Así, este libro utiliza las historias y vivencias aprendidas en el lugar no para revelarlas, sino con la finalidad de usarlas para repensar cuestiones relativas al turismo, la naturaleza, la cultura material y otros asuntos. Cada apartado es un pequeño mundo, que por lo general parte de algo preciso, como el colegio del barrio, las piedras, la crema de sol, el dinero, las figurinas religiosas o las historias enmarañadas en nombres. También aparecen partes confusas y vivas de mi propia memoria en relación al lugar, como las fiestas, los días de playa o mis amistades de los viejos tiempos… Todos estos puntos de partida permiten una reflexión, unos pequeños giros a la hora de usar la etnografía (que sería la descripción y registro particular de una cultura) para sostener una reflexión antropológica (que sería el pensar sobre nuestra forma de ser en el mundo). Pero, mientras la antropología tradicionalmente se respaldaba en la información, en lo planificado y en lo objetivo, aquí me he regido por las historias en forma de cuentos que mucha gente me ha brindado, aunque muchos de esos cuentos no se han plasmado aquí, sino que supuran en la forma de secretos. Esta etnografía es atípica también porque quiere coconstruiruna mirada con la gente nativa sobre su percepción del turismo. Y es más atípica aún porque no entiende al turismo como un sector discreto, externo y apartado de la vida local.

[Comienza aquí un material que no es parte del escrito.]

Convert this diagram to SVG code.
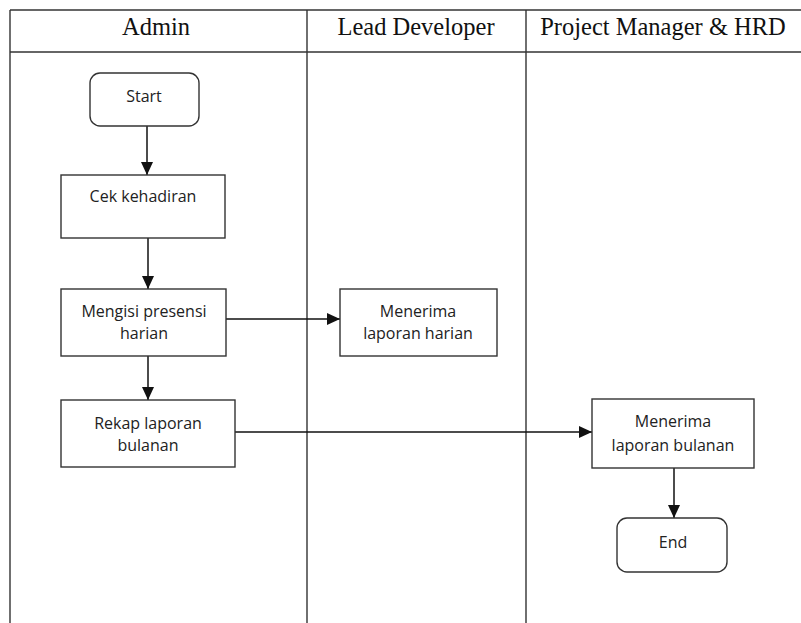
<svg xmlns="http://www.w3.org/2000/svg" width="801" height="623" viewBox="0 0 801 623">
<style>
.lane{stroke:#333;stroke-width:1.4;fill:none}
.hdr{font-family:"Liberation Serif","Times New Roman",serif;font-size:24.5px;fill:#111;text-anchor:middle}
.box{fill:#fff;stroke:#333;stroke-width:1.4}
.txt{font-family:"Open Sans","Noto Sans",sans-serif;font-size:16px;fill:#222;text-anchor:middle}
.conn{stroke:#111;stroke-width:1.5;fill:none}
</style>
<defs>
<marker id="arr" markerWidth="13" markerHeight="13" viewBox="0 0 13 12" refX="13" refY="6" orient="auto" markerUnits="userSpaceOnUse">
<path d="M0,0 L13,6 L0,12 Z" fill="#111"/>
</marker>
</defs>
<rect width="801" height="623" fill="#fff"/>
<g id="lanes">
<line class="lane" x1="10" y1="10" x2="801" y2="10"/>
<line class="lane" x1="10" y1="52" x2="801" y2="52"/>
<line class="lane" x1="10" y1="10" x2="10" y2="623"/>
<line class="lane" x1="307" y1="10" x2="307" y2="623"/>
<line class="lane" x1="526" y1="10" x2="526" y2="623"/>
<text class="hdr" x="156" y="35">Admin</text>
<text class="hdr" x="416" y="35">Lead Developer</text>
<text class="hdr" x="663" y="35">Project Manager &amp; HRD</text>
</g>
<g id="connectors">
<line class="conn" x1="147" y1="126" x2="147" y2="175" marker-end="url(#arr)"/>
<line class="conn" x1="148" y1="238" x2="148" y2="289" marker-end="url(#arr)"/>
<line class="conn" x1="226" y1="319" x2="340" y2="319" marker-end="url(#arr)"/>
<line class="conn" x1="148" y1="356" x2="148" y2="400" marker-end="url(#arr)"/>
<line class="conn" x1="235" y1="432" x2="592" y2="432" marker-end="url(#arr)"/>
<line class="conn" x1="674" y1="468" x2="674" y2="518" marker-end="url(#arr)"/>
</g>
<g id="start">
<rect class="box" x="90" y="73" width="109" height="53" rx="10"/>
<text class="txt" x="144" y="102">Start</text>
</g>
<g id="cek">
<rect class="box" x="61" y="175" width="164" height="63"/>
<text class="txt" x="143" y="202">Cek kehadiran</text>
</g>
<g id="mengisi">
<rect class="box" x="61" y="289" width="165" height="67"/>
<text class="txt" x="144" y="317">Mengisi presensi</text>
<text class="txt" x="144" y="339">harian</text>
</g>
<g id="harian">
<rect class="box" x="340" y="289" width="157" height="67"/>
<text class="txt" x="418" y="317">Menerima</text>
<text class="txt" x="418" y="339">laporan harian</text>
</g>
<g id="rekap">
<rect class="box" x="61" y="400" width="174" height="67"/>
<text class="txt" x="148" y="429">Rekap laporan</text>
<text class="txt" x="148" y="451">bulanan</text>
</g>
<g id="bulanan">
<rect class="box" x="592" y="399" width="162" height="69"/>
<text class="txt" x="673" y="427">Menerima</text>
<text class="txt" x="673" y="451">laporan bulanan</text>
</g>
<g id="end">
<rect class="box" x="617" y="518" width="110" height="54" rx="10"/>
<text class="txt" x="673" y="548">End</text>
</g>
</svg>
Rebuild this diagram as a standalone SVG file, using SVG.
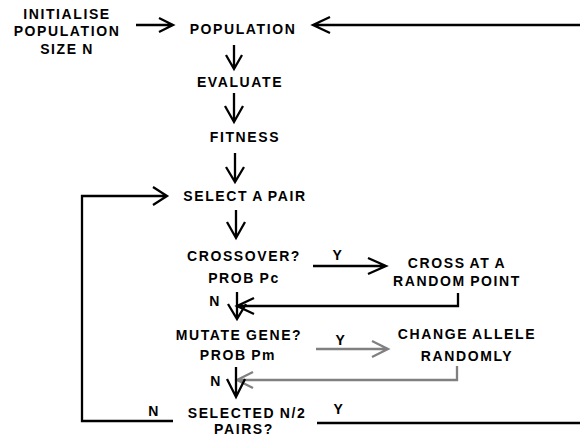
<svg xmlns="http://www.w3.org/2000/svg" width="580" height="436" viewBox="0 0 580 436">
<style>
text{font-family:"Liberation Sans",Arial,sans-serif;font-weight:bold;font-size:14px;letter-spacing:1.6px;word-spacing:-1px;text-anchor:middle;fill:#000}
.c{fill:none;stroke:#000;stroke-width:2.3;stroke-linecap:butt;stroke-linejoin:miter}
.g{stroke:#808080}
</style>
<rect width="580" height="436" fill="#fff"/>
<g id="init"><text x="67" y="18.5">INITIALISE</text><text x="67" y="36">POPULATION</text><text x="67" y="53.5">SIZE N</text></g>
<g id="population"><text x="243" y="33.5">POPULATION</text></g>
<g id="evaluate"><text x="240" y="86.5">EVALUATE</text></g>
<g id="fitness"><text x="245" y="142">FITNESS</text></g>
<g id="select"><text x="245" y="200.5">SELECT A PAIR</text></g>
<g id="crossover"><text x="244" y="261">CROSSOVER?</text><text x="244" y="282.5">PROB Pc</text></g>
<g id="crossat"><text x="457" y="268">CROSS AT A</text><text x="457" y="286">RANDOM POINT</text></g>
<g id="mutate"><text x="239" y="340">MUTATE GENE?</text><text x="238" y="359.5">PROB Pm</text></g>
<g id="change"><text x="467" y="339">CHANGE ALLELE</text><text x="467" y="360.5">RANDOMLY</text></g>
<g id="selected"><text x="247" y="417.5">SELECTED N/2</text><text x="244" y="433.5">PAIRS?</text></g>
<g id="connectors">
<path class="c" d="M136 25H173M159 18L173 25L159 32"/>
<path class="c" d="M580 25H313M330 17L313 25L330 33"/>
<path class="c" d="M234 45V69M226 55L234 69L242 55"/>
<path class="c" d="M234 93V122M225 106L234 122L243 106"/>
<path class="c" d="M235 153V182M226 167L235 182L244 167"/>
<path class="c" d="M236 210V238M227 222L236 238L245 222"/>
<path class="c" d="M313 266H386M368 258L386 266L368 274"/>
<text x="338" y="260">Y</text>
<path class="c" d="M458 293V306H237M254 298L237 306L254 314"/>
<path class="c" d="M237 292V319M228 304L237 319L246 304"/>
<text x="215" y="306">N</text>
<path class="c g" d="M316 349H388M372 341L388 349L372 357"/>
<text x="341" y="345">Y</text>
<path class="c g" d="M457 366V380H237M253 372L237 380L253 388"/>
<path class="c" d="M236 367V397M227 379L236 397L245 379"/>
<text x="216" y="386">N</text>
<path class="c" d="M173 421H82V196H167M153 187L167 196L153 205"/>
<text x="154" y="416">N</text>
<path class="c" d="M317 423H580"/>
<text x="339" y="414">Y</text>
</g>
</svg>
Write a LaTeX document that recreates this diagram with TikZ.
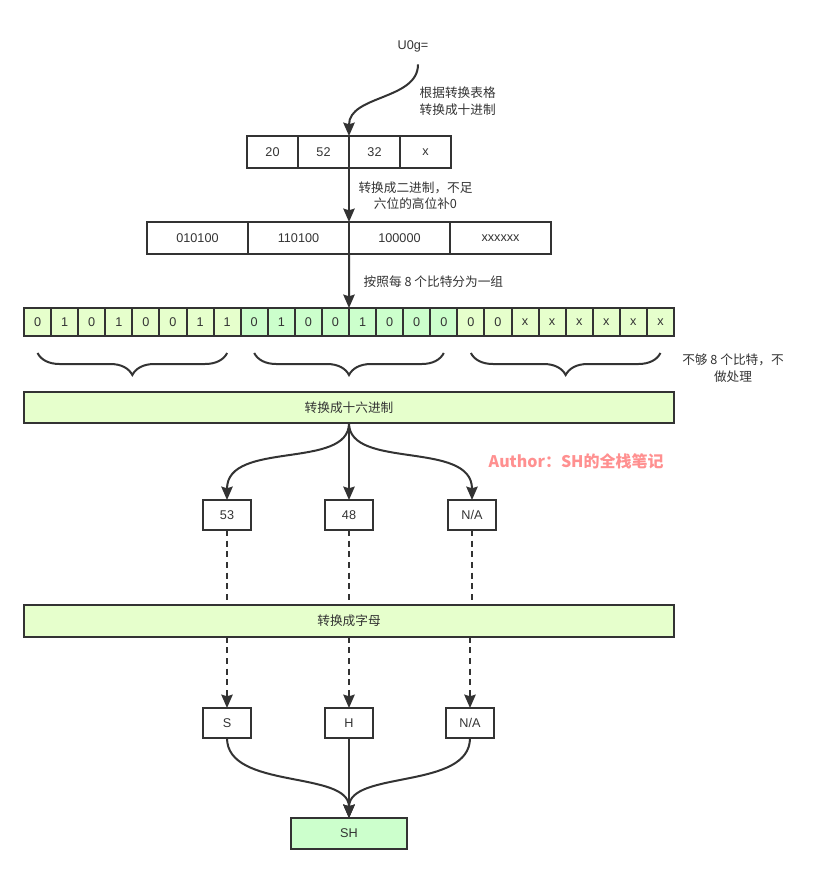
\documentclass[tikz,border=0pt]{standalone}
\usepackage{fontspec}
\setmainfont{Liberation Sans}
\newfontfamily\cjk{Noto Sans CJK SC}
\usepackage{tikz}
\usetikzlibrary{arrows.meta,decorations.pathreplacing,positioning}
\definecolor{linegray}{HTML}{333333}
\definecolor{lightlime}{HTML}{E6FFCC}
\definecolor{lightmint}{HTML}{CCFFCC}
\definecolor{authorpink}{HTML}{FF9090}

\begin{document}
\begin{tikzpicture}[x=0.75pt,y=-0.75pt,font=\fontsize{9.5}{12}\selectfont,text=linegray,
  cell/.style={draw=linegray,line width=1.5pt,inner sep=0pt,outer sep=0pt,minimum width=38.25pt,minimum height=24pt},
  wcell/.style={cell,minimum width=75.75pt},
  bit/.style={cell,minimum width=20.3125pt,minimum height=21pt},
  bar/.style={cell,fill=lightlime,minimum width=487.5pt,minimum height=23.5pt,font=\cjk\fontsize{9.5}{12}\selectfont},
  small/.style={cell,minimum width=36pt,minimum height=22.5pt},
  arr/.style={line width=1.5pt,draw=linegray,-{Stealth[length=10pt,width=8.5pt,inset=1.2pt]}},
  dashln/.style={line width=1.5pt,draw=linegray,dash pattern=on 4.5pt off 3.5pt},
  brc/.style={decorate,decoration={brace,amplitude=16.5pt},line width=1.5pt,draw=linegray},
  note/.style={font=\cjk\fontsize{9.5}{12.5}\selectfont,align=center}]
    \useasboundingbox (0,0) rectangle (818,874);

    % input text and decimal values
    \node (u0g) at (413,46) {U0g=};
    \node[cell] (d1) at (272.5,152) {20};
    \node[cell,right=0pt of d1] (d2) {52};
    \node[cell,right=0pt of d2] (d3) {32};
    \node[cell,right=0pt of d3] (d4) {x};

    % six bit groups
    \node[wcell] (w1) at (197.5,238) {010100};
    \node[wcell,right=0pt of w1] (w2) {110100};
    \node[wcell,right=0pt of w2] (w3) {100000};
    \node[wcell,right=0pt of w3] (w4) {xxxxxx};

    % single bits
    \node[bit,fill=lightlime] (b1) at (37.54,322) {0};
    \node[bit,fill=lightlime,right=0pt of b1] (b2) {1};
    \node[bit,fill=lightlime,right=0pt of b2] (b3) {0};
    \node[bit,fill=lightlime,right=0pt of b3] (b4) {1};
    \node[bit,fill=lightlime,right=0pt of b4] (b5) {0};
    \node[bit,fill=lightlime,right=0pt of b5] (b6) {0};
    \node[bit,fill=lightlime,right=0pt of b6] (b7) {1};
    \node[bit,fill=lightlime,right=0pt of b7] (b8) {1};
    \node[bit,fill=lightmint,right=0pt of b8] (b9) {0};
    \node[bit,fill=lightmint,right=0pt of b9] (b10) {1};
    \node[bit,fill=lightmint,right=0pt of b10] (b11) {0};
    \node[bit,fill=lightmint,right=0pt of b11] (b12) {0};
    \node[bit,fill=lightmint,right=0pt of b12] (b13) {1};
    \node[bit,fill=lightmint,right=0pt of b13] (b14) {0};
    \node[bit,fill=lightmint,right=0pt of b14] (b15) {0};
    \node[bit,fill=lightmint,right=0pt of b15] (b16) {0};
    \node[bit,fill=lightlime,right=0pt of b16] (b17) {0};
    \node[bit,fill=lightlime,right=0pt of b17] (b18) {0};
    \node[bit,fill=lightlime,right=0pt of b18] (b19) {x};
    \node[bit,fill=lightlime,right=0pt of b19] (b20) {x};
    \node[bit,fill=lightlime,right=0pt of b20] (b21) {x};
    \node[bit,fill=lightlime,right=0pt of b21] (b22) {x};
    \node[bit,fill=lightlime,right=0pt of b22] (b23) {x};
    \node[bit,fill=lightlime,right=0pt of b23] (b24) {x};

    \draw[brc] ([yshift=-12.75pt]b8.south) -- ([yshift=-12.75pt]b1.south);
    \draw[brc] ([yshift=-12.75pt]b16.south) -- ([yshift=-12.75pt]b9.south);
    \draw[brc] ([yshift=-12.75pt]b24.south) -- ([yshift=-12.75pt]b17.south);

    % hex and letters
    \node[bar] (hex) at (349,407.5) {转换成十六进制};
    \node[small] (h1) at (227,515) {53};
    \node[small] (h2) at (349,515) {48};
    \node[small] (h3) at (472,515) {N/A};
    \node[bar] (abc) at (349,621) {转换成字母};
    \node[small] (l1) at (227,723) {S};
    \node[small] (l2) at (349,723) {H};
    \node[small] (l3) at (470,723) {N/A};
    \node[cell,fill=lightmint,minimum width=87pt,minimum height=23.25pt] (sh) at (349,833.5) {SH};

    % notes
    \node[note,anchor=west,align=left] (n1) at (415,101) {根据转换表格\\转换成十进制};
    \node[note] (n2) at (415.5,195.5) {转换成二进制，不足\\六位的高位补0};
    \node[note,anchor=west] (n3) at (359,282) {按照每 8 个比特分为一组};
    \node[note] (n4) at (733,368) {不够 8 个比特，不\\做处理};
    \node[anchor=west,text=authorpink,font=\cjk\bfseries\fontsize{12}{13}\selectfont] (author) at (484,461) {Author：SH的全栈笔记};

    \draw[arr] ([xshift=3.75pt,yshift=-6pt]u0g.south) .. controls (418,100) and (349,95) .. (d2.north east);
    \draw[arr] (d2.south east) -- (w2.north east);
    \draw[arr] (w2.south east) -- (b12.north east);

    \draw[arr] (hex.south) .. controls (349,470) and (227,440) .. (h1.north);
    \draw[arr] (hex.south) -- (h2.north);
    \draw[arr] (hex.south) .. controls (349,470) and (472,440) .. (h3.north);

    \draw[dashln] (h1.south) -- (h1 |- abc.north);
    \draw[dashln] (h2.south) -- (h2 |- abc.north);
    \draw[dashln] (h3.south) -- (h3 |- abc.north);
    \draw[arr,dashln] (l1 |- abc.south) -- (l1.north);
    \draw[arr,dashln] (l2 |- abc.south) -- (l2.north);
    \draw[arr,dashln] (l3 |- abc.south) -- (l3.north);

    \draw[arr] (l1.south) .. controls (227,790) and (349,770) .. (sh.north);
    \draw[arr] (l2.south) -- (sh.north);
    \draw[arr] (l3.south) .. controls (470,790) and (349,770) .. (sh.north);
\end{tikzpicture}
\end{document}
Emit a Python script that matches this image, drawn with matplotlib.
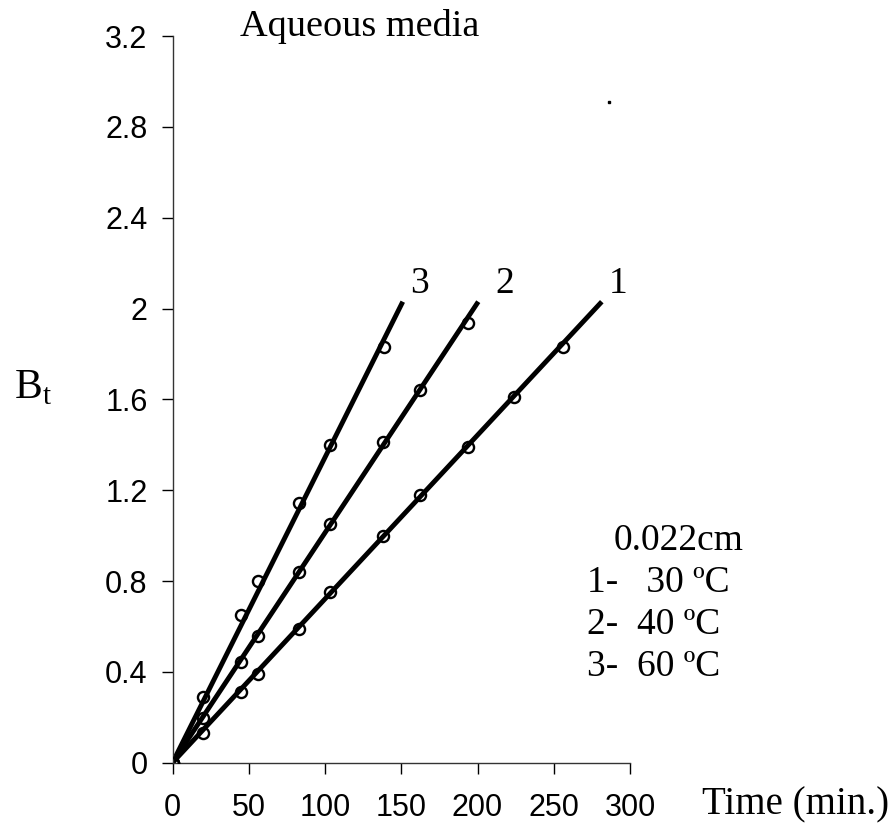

Por todo esto, este libro se lo debo a la gente de Punta Brava que me ayudó en el proceso: a Candy, Severiano, Marcial, Tomás, Ana Belén, Manuel Nassim, el Patita y Tortuga, Sirenia, Pica, Isa, Jonás y doña Elvira, amén de a muchas otras personas a las que pido perdón por no mencionar aquí; aunque las exonero de las opiniones y juicios que se puedan traslucir aquí y de las responsabilidades ante cualquier persona que no sea yo misma. Igualmente, debo mucho a todas las amistades que me acompañaron y me ayudaron a ver y sentir desde Punta Brava. Muchas de ellas, con sus nombres o con sus nombres ficticios o akas, son incluso coprotagonistas y también cuentistas de este experimento.